- Born: 17 November 1977 (age 48) Wassa, Ghana
- Occupations: Musician, producer, recording engineer, instrumentalist

= Kwame Yeboah (musician) =

Ghanaian musician and guitarist

Kwame Yeboah (born 17 November 1977) is a Ghanaian musician, guitarist, keyboardist, producer, recording engineer and multi-instrumentalist. Originally from a village in Western Ghana, his love for music led him around the world working with international artists and back to his home country where he operated his recording studio, Mixstation until early 2017. In 2023, he was named to be a member of the Recording Academy of the Grammy Awards.

==Early life==
His father A.K. Yeboah was a veteran highlife musician. Kwame grew up in a house with his many half siblings and his father's musician friends, surrounded by music, playing drums by age 5 and guitar by age 7, soon moving on to keyboards. At age 18, Kwame left his then girlfriend and young daughter behind to move to Denmark and study music (Arrangement and Harmony) and took up workshops with jazz artists and music tutors such as Michel Camilo and Danilo Pérez. He also fathered a son with an aspiring Danish singer.

==Career==
Yeboah relocated to the UK after being invited to work with British singer and rapper Ms. Dynamite, which was followed by many TV appearances and live shows. Now based in London, he moved on to working with many British artists such as MPHO, Daniel Bedingfield, Jamie Scott, Rhian Benson, Mis-Teeq, and Craig David who he accompanied on David's 2013 world tour.
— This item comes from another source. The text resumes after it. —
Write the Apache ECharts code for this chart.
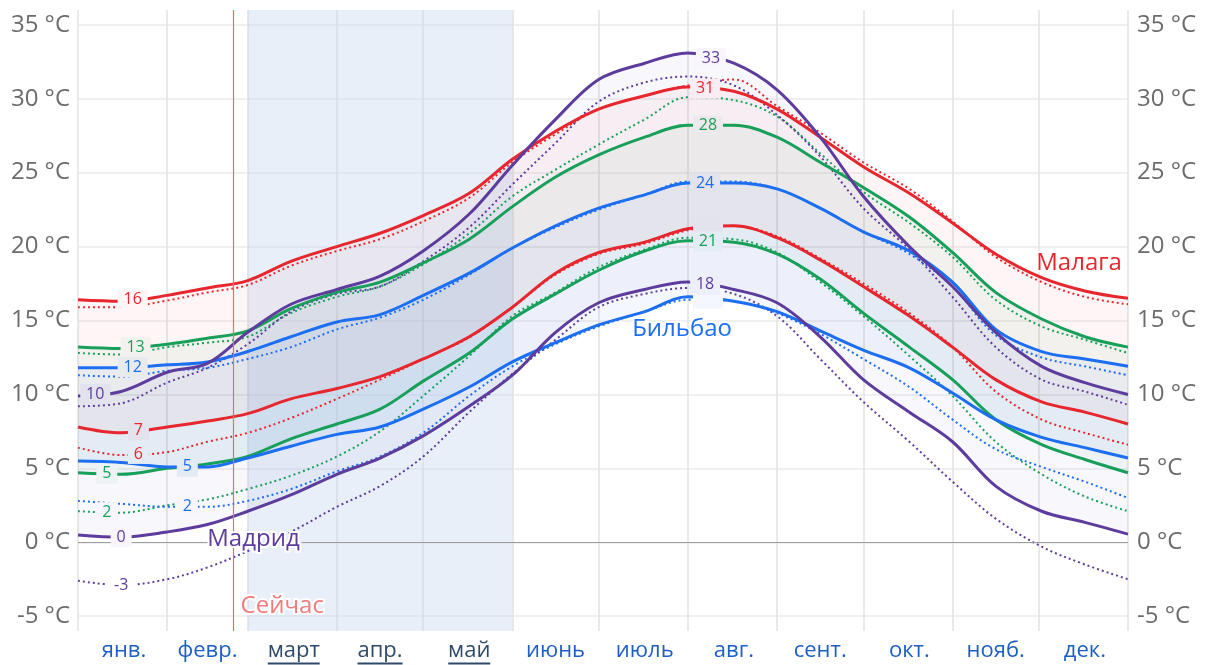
<!DOCTYPE html>
<html>
<head>
<meta charset="utf-8">
<script src="https://cdn.jsdelivr.net/npm/echarts@6/dist/echarts.min.js"></script>
<style>
  html, body { margin: 0; padding: 0; background: #fff; }
  #chart { width: 1207px; height: 665px; }
</style>
</head>
<body>
<div id="chart"></div>
<script>
// day of year for each reading
const days = [0, 15, 31, 45, 59, 74, 90, 105, 120, 136, 151, 166, 181, 197, 212, 228, 243, 258, 273, 289, 304, 319, 335, 350, 365];

const monthNames = ['янв.', 'февр.', 'март', 'апр.', 'май', 'июнь', 'июль', 'авг.', 'сент.', 'окт.', 'нояб.', 'дек.'];
const monthStarts = [0, 31, 59, 90, 120, 151, 181, 212, 243, 273, 304, 334, 365];
const highlightMonths = [2, 3, 4];
const yTicks = [-5, 0, 5, 10, 15, 20, 25, 30, 35];
const today = 54;

// Малага
const malagaHigh = [16.4, 16.3, 16.7, 17.2, 17.7, 19.0, 20.0, 20.9, 22.1, 23.6, 25.9, 27.8, 29.3, 30.2, 30.8, 30.5, 29.3, 27.4, 25.4, 23.6, 21.6, 19.5, 17.9, 17.0, 16.5];
const malagaHighFeel = [15.9, 15.9, 16.35, 16.9, 17.4, 18.7, 19.7, 20.5, 21.7, 23.3, 25.7, 27.6, 29.3, 30.2, 30.9, 31.3, 29.5, 27.7, 25.7, 23.9, 21.7, 19.3, 17.6, 16.6, 16.1];
const malagaLow = [7.8, 7.4, 7.8, 8.2, 8.7, 9.7, 10.4, 11.2, 12.4, 13.9, 15.9, 18.2, 19.6, 20.3, 21.2, 21.4, 20.6, 19.1, 17.3, 15.3, 13.2, 11.0, 9.5, 8.8, 8.0];
const malagaLowFeel = [6.4, 5.9, 6.1, 6.8, 7.4, 8.4, 9.7, 11.0, 12.4, 13.85, 15.9, 18.1, 19.5, 20.2, 21.1, 21.4, 20.7, 19.2, 17.5, 15.5, 13.2, 10.2, 8.3, 7.4, 6.6];

// green city
const greenHigh = [13.2, 13.1, 13.4, 13.8, 14.3, 15.8, 16.9, 17.6, 18.9, 20.5, 22.7, 24.7, 26.2, 27.4, 28.2, 28.2, 27.4, 25.7, 24.0, 22.0, 19.6, 16.9, 15.1, 13.9, 13.2];
const greenHighFeel = [12.8, 12.7, 13.2, 13.5, 13.9, 15.5, 16.6, 17.3, 18.8, 20.9, 23.4, 25.2, 26.9, 28.6, 30.1, 29.9, 28.8, 26.3, 23.7, 21.6, 19.3, 16.4, 14.6, 13.7, 12.8];
const greenLow = [4.7, 4.6, 5.0, 5.3, 5.8, 7.0, 8.0, 9.0, 10.9, 12.8, 15.1, 16.8, 18.4, 19.7, 20.4, 20.3, 19.5, 17.8, 15.5, 13.2, 11.0, 8.3, 6.6, 5.6, 4.7];
const greenLowFeel = [2.1, 2.0, 2.5, 2.9, 3.6, 4.5, 5.8, 7.5, 9.9, 12.6, 15.3, 16.9, 18.6, 19.8, 20.6, 20.5, 19.6, 17.6, 15.3, 12.6, 9.9, 6.8, 4.6, 3.1, 2.1];

// Бильбао
const bilbaoHigh = [11.8, 11.8, 12.0, 12.2, 12.9, 13.9, 14.9, 15.4, 16.7, 18.2, 19.9, 21.4, 22.6, 23.5, 24.3, 24.3, 23.9, 22.6, 21.0, 19.7, 17.6, 14.4, 12.9, 12.4, 11.9];
const bilbaoHighFeel = [11.3, 11.2, 11.6, 11.8, 12.4, 13.2, 14.4, 15.2, 16.4, 18.1, 19.9, 21.3, 22.5, 23.5, 24.4, 24.4, 23.9, 22.6, 21.0, 19.5, 17.3, 14.0, 12.5, 11.9, 11.3];
const bilbaoLow = [5.5, 5.4, 5.1, 5.1, 5.7, 6.5, 7.3, 7.8, 9.0, 10.5, 12.2, 13.5, 14.7, 15.6, 16.6, 16.3, 15.6, 14.3, 13.0, 11.8, 10.1, 8.3, 7.1, 6.4, 5.7];
const bilbaoLowFeel = [2.8, 2.6, 2.4, 2.4, 2.8, 3.6, 4.8, 5.8, 7.4, 9.9, 11.9, 13.4, 14.6, 15.6, 16.4, 16.3, 15.5, 14.1, 12.4, 10.5, 8.3, 6.3, 5.1, 4.1, 3.0];

// Мадрид
const madridHigh = [9.9, 10.2, 11.5, 12.1, 14.2, 16.1, 17.1, 18.0, 19.7, 22.2, 25.5, 28.6, 31.3, 32.4, 33.1, 32.4, 30.6, 27.4, 23.4, 20.0, 17.3, 14.2, 11.9, 10.8, 10.0];
const madridHighFeel = [9.2, 9.4, 10.8, 11.8, 13.4, 15.6, 16.8, 17.3, 19.0, 21.3, 24.2, 27.0, 29.8, 31.1, 31.5, 30.9, 28.9, 26.1, 22.6, 19.8, 16.6, 13.2, 11.0, 10.2, 9.3];
const madridLow = [0.5, 0.35, 0.7, 1.2, 2.1, 3.2, 4.6, 5.7, 7.2, 9.2, 11.3, 14.2, 16.2, 17.1, 17.6, 17.1, 16.2, 13.9, 11.0, 8.8, 6.8, 3.8, 2.1, 1.35, 0.55];
const madridLowFeel = [-2.6, -2.9, -2.5, -1.7, -0.6, 0.7, 2.4, 3.8, 5.8, 8.8, 11.4, 13.7, 15.9, 16.8, 17.2, 16.8, 15.3, 12.4, 9.5, 6.8, 4.1, 1.6, -0.3, -1.5, -2.5];

// value labels written on the lines: [day, text]
const malagaHighMarks = [[19, '16'], [218, '31']];
const malagaLowMarks = [[21, '7'], [219, '']];
const malagaLowFeelMarks = [[21, '6']];
const greenHighMarks = [[20, '13'], [219, '28']];
const greenLowMarks = [[10, '5'], [219, '21']];
const greenLowFeelMarks = [[10, '2']];
const bilbaoHighMarks = [[19, '12'], [218, '24']];
const bilbaoLowMarks = [[38, '5'], [219, '']];
const bilbaoLowFeelMarks = [[38, '2']];
const madridHighMarks = [[6, '10'], [220, '33']];
const madridLowMarks = [[15, '0'], [218, '18']];
const madridLowFeelMarks = [[15, '-3']];

const FONT = '"Open Sans", "Noto Sans", sans-serif';
const RED = '#e8262d';
const GREEN = '#18a05a';
const BLUE = '#1c6ef2';
const PURPLE = '#5e3c9e';

// band tints [r, g, b, alpha]
const SPRING_TINT = [200, 218, 240, 0.42];
const bandDefs = [
    { id: 'malaga', low: malagaLow, high: malagaHigh, tint: [240, 50, 50, 0.045] },
    { id: 'green', low: greenLow, high: greenHigh, tint: [30, 160, 90, 0.05] },
    { id: 'bilbao', low: bilbaoLow, high: bilbaoHigh, tint: [30, 110, 240, 0.05] },
    { id: 'madrid', low: madridLow, high: madridHigh, tint: [95, 60, 190, 0.045] }
];

// one category per day so that stacking lines up by day
const dayCategories = [];
for (let d = 0; d <= 365; d++) dayCategories.push(String(d));
const monthMids = monthNames.map((m, i) => Math.round((monthStarts[i] + monthStarts[i + 1]) / 2));

const measure = document.createElement('canvas').getContext('2d');
measure.font = '22px "Open Sans"';

function rgba(t) {
    return 'rgba(' + t[0] + ',' + t[1] + ',' + t[2] + ',' + t[3] + ')';
}

function pairs(values) {
    return values.map((v, i) => [days[i], v]);
}

function interp(values, d) {
    for (let i = 0; i < days.length - 1; i++) {
        if (d >= days[i] && d <= days[i + 1]) {
            const t = (d - days[i]) / (days[i + 1] - days[i]);
            return values[i] + t * (values[i + 1] - values[i]);
        }
    }
    return values[values.length - 1];
}

// colour behind a label: the tints that overlap there, laid over white
function backdrop(d, v) {
    let c = [255, 255, 255];
    const layers = [];
    if (d >= monthStarts[2] && d <= monthStarts[5]) layers.push(SPRING_TINT);
    bandDefs.forEach(b => {
        if (v >= interp(b.low, d) - 0.3 && v <= interp(b.high, d) + 0.3) layers.push(b.tint);
    });
    layers.forEach(t => {
        c = c.map((ch, k) => ch * (1 - t[3]) + t[k] * t[3]);
    });
    return 'rgb(' + c.map(Math.round).join(',') + ')';
}

function band(b, extra) {
    const base = {
        type: 'line', name: b.id + '-base', stack: b.id, data: pairs(b.low),
        smooth: 0.35, symbol: 'none', silent: true, z: 1,
        lineStyle: { opacity: 0 }
    };
    Object.assign(base, extra || {});
    const top = {
        type: 'line', name: b.id + '-band', stack: b.id, data: pairs(b.high.map((h, i) => h - b.low[i])),
        smooth: 0.35, symbol: 'none', silent: true, z: 1,
        lineStyle: { opacity: 0 },
        areaStyle: { color: rgba(b.tint), opacity: 1 }
    };
    return [base, top];
}

function line(values, color, dotted, marks) {
    return {
        type: 'line',
        data: pairs(values),
        smooth: 0.35,
        symbol: 'none',
        silent: true,
        z: dotted ? 2 : 3,
        lineStyle: { color: color, width: dotted ? 2 : 3, type: dotted ? [2, 3] : 'solid' },
        markPoint: marks ? {
            silent: true,
            symbol: 'rect',
            label: { show: true, position: 'inside', color: color, fontSize: 16, fontFamily: FONT, formatter: '{b}' },
            data: marks.map(([d, text]) => {
                const v = interp(values, d);
                return {
                    name: text,
                    coord: [d, v],
                    symbolSize: [text.length ? 12 + text.length * 9 : 30, 20],
                    itemStyle: { color: backdrop(d, v) }
                };
            })
        } : undefined
    };
}

function textMark(name, coord, color) {
    return {
        name: name, coord: coord, symbol: 'circle', symbolSize: 0,
        label: {
            show: true, position: 'inside', formatter: '{b}', color: color,
            fontSize: 24, fontFamily: FONT, textBorderColor: '#fff', textBorderWidth: 4
        }
    };
}

const rich = {
    m: { color: '#1d5fc4', fontSize: 22, fontFamily: FONT, lineHeight: 22 },
    h: { color: '#2f4a69', fontSize: 22, fontFamily: FONT, lineHeight: 22 }
};
highlightMonths.forEach(i => {
    rich['u' + i] = { width: Math.round(measure.measureText(monthNames[i]).width), height: 2, lineHeight: 3, backgroundColor: '#2f4a69' };
});

const chart = echarts.init(document.getElementById('chart'));
chart.setOption({
    animation: false,
    grid: { left: 78, right: 79, top: 10, bottom: 34, outerBoundsMode: 'none', containLabel: false },
    xAxis: {
        type: 'category', data: dayCategories, boundaryGap: false,
        axisLine: { show: false },
        axisTick: { show: false },
        splitLine: {
            show: true,
            interval: (index) => monthStarts.includes(index),
            lineStyle: { color: '#e2e2e2', width: 1.5 }
        },
        axisLabel: {
            interval: (index) => monthMids.includes(index),
            margin: 9,
            formatter: function (value) {
                const i = monthMids.indexOf(Number(value));
                if (i < 0) return '';
                if (highlightMonths.includes(i)) {
                    return '{h|' + monthNames[i] + '}\n{u' + i + '| }';
                }
                return '{m|' + monthNames[i] + '}';
            },
            rich: rich
        }
    },
    yAxis: [
        {
            type: 'value', min: -6, max: 36, position: 'left',
            axisLine: { show: false },
            axisTick: { show: false, customValues: yTicks },
            splitLine: { show: true, lineStyle: { color: '#ebebeb', width: 1.5 } },
            axisLabel: { customValues: yTicks, formatter: v => v + ' °C', color: '#6b6b6b', fontSize: 24, fontFamily: FONT, margin: 8 }
        },
        {
            type: 'value', min: -6, max: 36, position: 'right',
            axisLine: { show: false },
            axisTick: { show: false, customValues: yTicks },
            splitLine: { show: false },
            axisLabel: { customValues: yTicks, formatter: v => v + ' °C', color: '#6b6b6b', fontSize: 24, fontFamily: FONT, margin: 9 }
        }
    ],
    series: [
        ...band(bandDefs[0], {
            markArea: {
                silent: true,
                itemStyle: { color: rgba(SPRING_TINT) },
                data: [[{ xAxis: monthStarts[2] }, { xAxis: monthStarts[5] }]]
            },
            markLine: {
                silent: true, symbol: 'none',
                label: { show: false },
                data: [
                    { yAxis: 0, lineStyle: { color: '#9e9e9e', width: 1.2, type: 'solid' } },
                    { xAxis: today, lineStyle: { color: '#f26a6a', width: 1.2, type: 'solid' } }
                ]
            },
            markPoint: { silent: true, data: [textMark('Малага', [348, 18.9], RED)] }
        }),
        ...band(bandDefs[1]),
        ...band(bandDefs[2], {
            markPoint: { silent: true, data: [textMark('Бильбао', [210, 14.4], BLUE)] }
        }),
        ...band(bandDefs[3], {
            markPoint: {
                silent: true,
                data: [textMark('Мадрид', [61, 0.2], PURPLE), textMark('Сейчас', [71, -4.3], '#f27c7c')]
            }
        }),
        line(malagaHighFeel, RED, true),
        line(malagaLowFeel, RED, true, malagaLowFeelMarks),
        line(greenHighFeel, GREEN, true),
        line(greenLowFeel, GREEN, true, greenLowFeelMarks),
        line(bilbaoHighFeel, BLUE, true),
        line(bilbaoLowFeel, BLUE, true, bilbaoLowFeelMarks),
        line(madridHighFeel, PURPLE, true),
        line(madridLowFeel, PURPLE, true, madridLowFeelMarks),
        line(malagaHigh, RED, false, malagaHighMarks),
        line(malagaLow, RED, false, malagaLowMarks),
        line(greenHigh, GREEN, false, greenHighMarks),
        line(greenLow, GREEN, false, greenLowMarks),
        line(bilbaoHigh, BLUE, false, bilbaoHighMarks),
        line(bilbaoLow, BLUE, false, bilbaoLowMarks),
        line(madridHigh, PURPLE, false, madridHighMarks),
        line(madridLow, PURPLE, false, madridLowMarks)
    ]
});
</script>
</body>
</html>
Having toured and worked with artists such as Stevie Wonder, Omar, Shaggy, Another Level, Ken Boothe, Tom Jones and many more, Kwame is currently a member of the Supowers working and touring with Sierra Leonean-German reggae/soul artist Patrice Bart-Williams as well as Yusuf/Cat Stevens's Roadsters.

Despite not being in the same country for more than a month going from his home in London to stages all over the world, Kwame is continuously active in his home country Ghana and the Ghanaian music business.
He has been known as the keyboardist and music director for Ghanaian musician Kojo Antwi. He is also a part of the Ghanaian Afro-pop band Osibisa.

Kwame operates his Mixstation studio out of Accra, Ghana producing and promoting African artists such as Wunmi, Becca, Nana Yaa and Efya. As a musical director, he was responsible for shows like Vodafone Icons Reality Show and Red Lipsticks Concert. His Ohia b3y3 ya Band, also known as OBY, released their first single "Only You" in 2013.

In 2014, he started the sega/reggae fusion band the sYnergee with fellow musicians and friends Eric Appapoulay (vocals and guitar), Joshua McKenzie a.k.a. MckNasty (drums), Rick Leon James (bass), Marcina Arnold, and Karlos Edwards (both on percussion).

Kwame recently "revived" Ghanaian highlife singer Pat Thomas and brought him along with his Kwashibu Area Band to stages around Europe while still touring with Craig David and Cat Stevens as their musical director.

== Awards and nominations ==
Yeboah won the 2010 Ghana Music Award for Best Instrumentalist.

In May 2021, he was awarded as Instrumentalist of the Year at the International Reggae and World Music Awards (IRAWMA).